Research led by the Vice-Chancellor will allow oceanographers and meteorologists to better predict the rate at which ocean swells decay, or deteriorate, as they travel across the globe.
"Ocean cargo shipping, offshore oil and gas production, and even recreational activities such as surfing, are all dependent on wave action," says Professor Young.
"It is therefore critical that we are able to predict swell."
It is estimated that 75 per cent of waves across the world are not actually generated by local winds. Instead, they are driven by distant storms which propagate as swell.
"Imagine you drop a rock in a pond. Waves radiate out from the rock. You don't need anything to push the waves. Once generated, they propagate by themselves.
"So, for most of the Indian, Pacific and South Atlantic oceans, it is actually the weather in the Southern Ocean thousands of kilometres away that dominates the wave conditions," explains Professor Young.
"The Southern Ocean is dominated by big low pressure systems that move across it year round. These systems generate waves that then grow and can travel tens of thousands of kilometres from where they were actually formed, to crash on a beach in Australia."
Professor Young, who is affiliated with the Research School of Earth Sciences, used orbiting satellites to track swell generated in the Southern Ocean and measure the rate of decay as it travelled north towards Australia.
The results showed that the decay of the swell depends on how steep the wave actually is.
"Steep waves decay very quickly.

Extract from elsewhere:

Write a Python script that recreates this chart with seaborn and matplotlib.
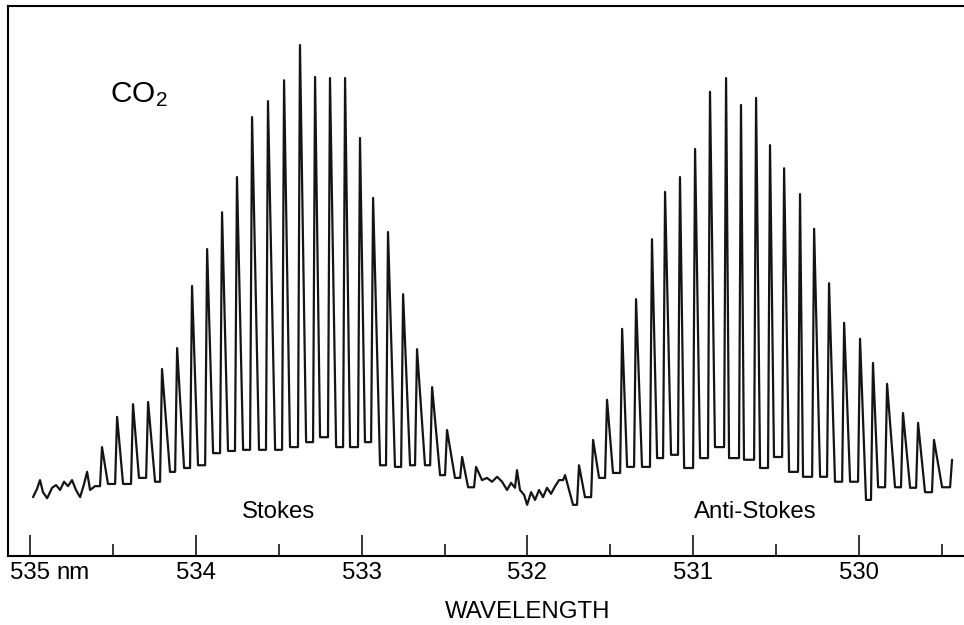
import numpy as np
import pandas as pd
import matplotlib
matplotlib.use('Agg')
import matplotlib.pyplot as plt
import seaborn as sns

# --- data (wavelength in nm, intensity in arb. units) ---
left_base_nm = [534.982, 534.958, 534.940, 534.922, 534.897, 534.867, 534.843, 534.819,
                534.795, 534.771, 534.747, 534.723, 534.698, 534.674, 534.656, 534.638, 534.608]
left_base_int = [10.7, 12.2, 13.8, 11.6, 10.5, 12.4, 12.9, 12.0,
                 13.5, 12.7, 13.8, 12.0, 10.7, 13.1, 15.3, 12.0, 12.7]

stokes_peak_nm = [534.566, 534.475, 534.379, 534.288, 534.204, 534.113, 534.023, 533.932,
                  533.842, 533.752, 533.661, 533.565, 533.468, 533.372, 533.281, 533.191,
                  533.100, 533.010, 532.931, 532.841, 532.750, 532.666, 532.575, 532.485,
                  532.394, 532.310]
stokes_peak_int = [19.8, 25.3, 27.6, 28.0, 34.0, 37.8, 49.1, 55.8,
                   62.5, 68.9, 79.8, 82.7, 86.5, 92.9, 87.1, 86.9,
                   86.9, 76.0, 65.1, 58.9, 47.6, 37.6, 30.7, 22.9,
                   18.0, 16.2]
stokes_trough_nm = [534.530, 534.439, 534.343, 534.246, 534.156, 534.071, 533.987, 533.896,
                    533.806, 533.715, 533.619, 533.522, 533.432, 533.335, 533.251, 533.154,
                    533.070, 532.980, 532.889, 532.799, 532.708, 532.618, 532.527, 532.437,
                    532.358, 532.274]
stokes_trough_int = [13.1, 13.1, 14.2, 13.5, 15.3, 16.0, 16.5, 18.7,
                     19.1, 19.3, 19.3, 19.3, 19.8, 20.7, 21.6, 19.8,
                     19.8, 20.7, 16.5, 16.2, 16.5, 16.5, 14.7, 14.2,
                     12.5, 13.8]

gap_base_nm = [532.244, 532.214, 532.183, 532.153, 532.123, 532.099, 532.075, 532.063,
               532.045, 532.020, 532.002, 531.978, 531.954, 531.930, 531.906, 531.882,
               531.858, 531.833, 531.809]
gap_base_int = [14.2, 13.5, 14.4, 13.5, 12.0, 13.3, 12.4, 15.6,
                12.0, 11.1, 9.3, 11.6, 10.2, 12.0, 10.7, 12.4,
                11.3, 12.7, 13.8]

anti_peak_nm = [531.773, 531.689, 531.604, 531.520, 531.429, 531.345, 531.249, 531.170,
                531.080, 530.989, 530.899, 530.802, 530.712, 530.621, 530.537, 530.452,
                530.356, 530.271, 530.181, 530.090, 529.994, 529.916, 529.831, 529.735,
                529.644, 529.548, 529.439]
anti_peak_int = [14.7, 16.5, 21.1, 28.4, 41.3, 46.7, 57.6, 66.2,
                 68.9, 74.0, 84.4, 86.9, 82.0, 83.3, 74.7, 70.5,
                 65.8, 59.5, 49.6, 42.4, 39.5, 35.1, 31.3, 26.0,
                 24.2, 21.1, 17.5]
anti_trough_nm = [531.725, 531.653, 531.568, 531.484, 531.399, 531.309, 531.218, 531.134,
                  531.055, 530.959, 530.869, 530.784, 530.694, 530.597, 530.513, 530.422,
                  530.338, 530.235, 530.145, 530.054, 529.958, 529.885, 529.783, 529.692,
                  529.602, 529.499]
anti_trough_int = [9.3, 10.7, 14.2, 15.1, 16.2, 16.2, 17.8, 18.4,
                   16.0, 17.8, 19.8, 17.8, 17.5, 16.0, 18.0, 15.3,
                   14.4, 14.4, 13.5, 13.5, 10.2, 12.5, 12.5, 12.4,
                   11.6, 12.5]

major_ticks = [535, 534, 533, 532, 531, 530]
major_labels = ['535', '534', '533', '532', '531', '530']
minor_ticks = [534.5, 533.5, 532.5, 531.5, 530.5, 529.5]

SPIKE_FOOT = 0.012  # nm, width of the rising edge of each line


def spike_train(peak_nm, peak_int, trough_nm, trough_int, start_level):
    """Trace each rotational line as a narrow spike: foot -> peak -> trough."""
    xs, ys = [], []
    low = start_level
    for i, (p, h) in enumerate(zip(peak_nm, peak_int)):
        xs += [p + SPIKE_FOOT, p]
        ys += [low, h]
        if i < len(trough_nm):
            xs.append(trough_nm[i])
            ys.append(trough_int[i])
            low = trough_int[i]
    return xs, ys


sx, sy = spike_train(stokes_peak_nm, stokes_peak_int, stokes_trough_nm,
                     stokes_trough_int, left_base_int[-1])
ax_, ay_ = spike_train(anti_peak_nm, anti_peak_int, anti_trough_nm,
                       anti_trough_int, gap_base_int[-1])

trace = pd.DataFrame({
    'wavelength': left_base_nm + sx + gap_base_nm + ax_,
    'intensity': left_base_int + sy + gap_base_int + ay_,
})

sns.set_theme(style='white')
plt.rcParams['font.family'] = ['Liberation Sans', 'DejaVu Sans']
plt.rcParams['text.color'] = 'black'
plt.rcParams['mathtext.fontset'] = 'custom'
plt.rcParams['mathtext.rm'] = 'Liberation Sans'
plt.rcParams['mathtext.it'] = 'Liberation Sans:italic'

fig = plt.figure(figsize=(9.64, 6.25), dpi=100)
ax = fig.add_axes([0.0083, 0.1104, 0.9917, 0.88])

sns.lineplot(data=trace, x='wavelength', y='intensity', sort=False, estimator=None,
             color='#141414', linewidth=1.6, ax=ax)

ax.set_xlim(535.133, 529.367)
ax.set_ylim(0, 100)

ax.set_xticks(major_ticks)
ax.set_xticklabels(major_labels)
ax.set_xticks(minor_ticks, minor=True)
ax.tick_params(axis='x', which='major', direction='in', length=15, width=1.1,
               pad=4.5, labelsize=17.3, colors='black', bottom=True)
ax.tick_params(axis='x', which='minor', direction='in', length=8.5, width=1.1,
               colors='black', bottom=True)
ax.set_yticks([])
ax.set_xlabel('')
ax.set_ylabel('')

for side in ['left', 'bottom', 'top']:
    ax.spines[side].set_color('black')
    ax.spines[side].set_linewidth(1.5)
ax.spines['right'].set_visible(False)

# unit after the first tick label
ax.annotate('nm', xy=(535, 0), xycoords=('data', 'axes fraction'),
            xytext=(19, -4.5), textcoords='offset points',
            ha='left', va='top', fontsize=17.3, color='black')

ax.text(533.504, 8.0, 'Stokes', ha='center', va='center', fontsize=17.3)
ax.text(530.624, 8.0, 'Anti-Stokes', ha='center', va='center', fontsize=17.3)

fig.text(0.1141, 0.837, r'CO$_2$', ha='left', va='baseline', fontsize=21.5)
fig.text(0.5472, 0.0208, 'WAVELENGTH', ha='center', va='center', fontsize=17.3)

fig.savefig('out.png', dpi=100)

However, typical swell is not very steep and can travel across oceanic basins with only a relatively small loss of energy."
Over 200 individual cases were tracked, making this study the first to provide such comprehensive data of this decay.
"What we were able to do is track the swell from the satellite as it moved from the south to the north, some 1400 kilometres. We only chose cases where there was no wind so that we could be confident that all we were measuring was the swell decay.
"We can take these results and put them into a mathematical formula that can be put straight into computer models used by national weather bureaus.
"This will increase our ability to better predict wave action. As 70 per cent of the world's oceans are dominated by swell, it's extremely important to be able to predict them accurately."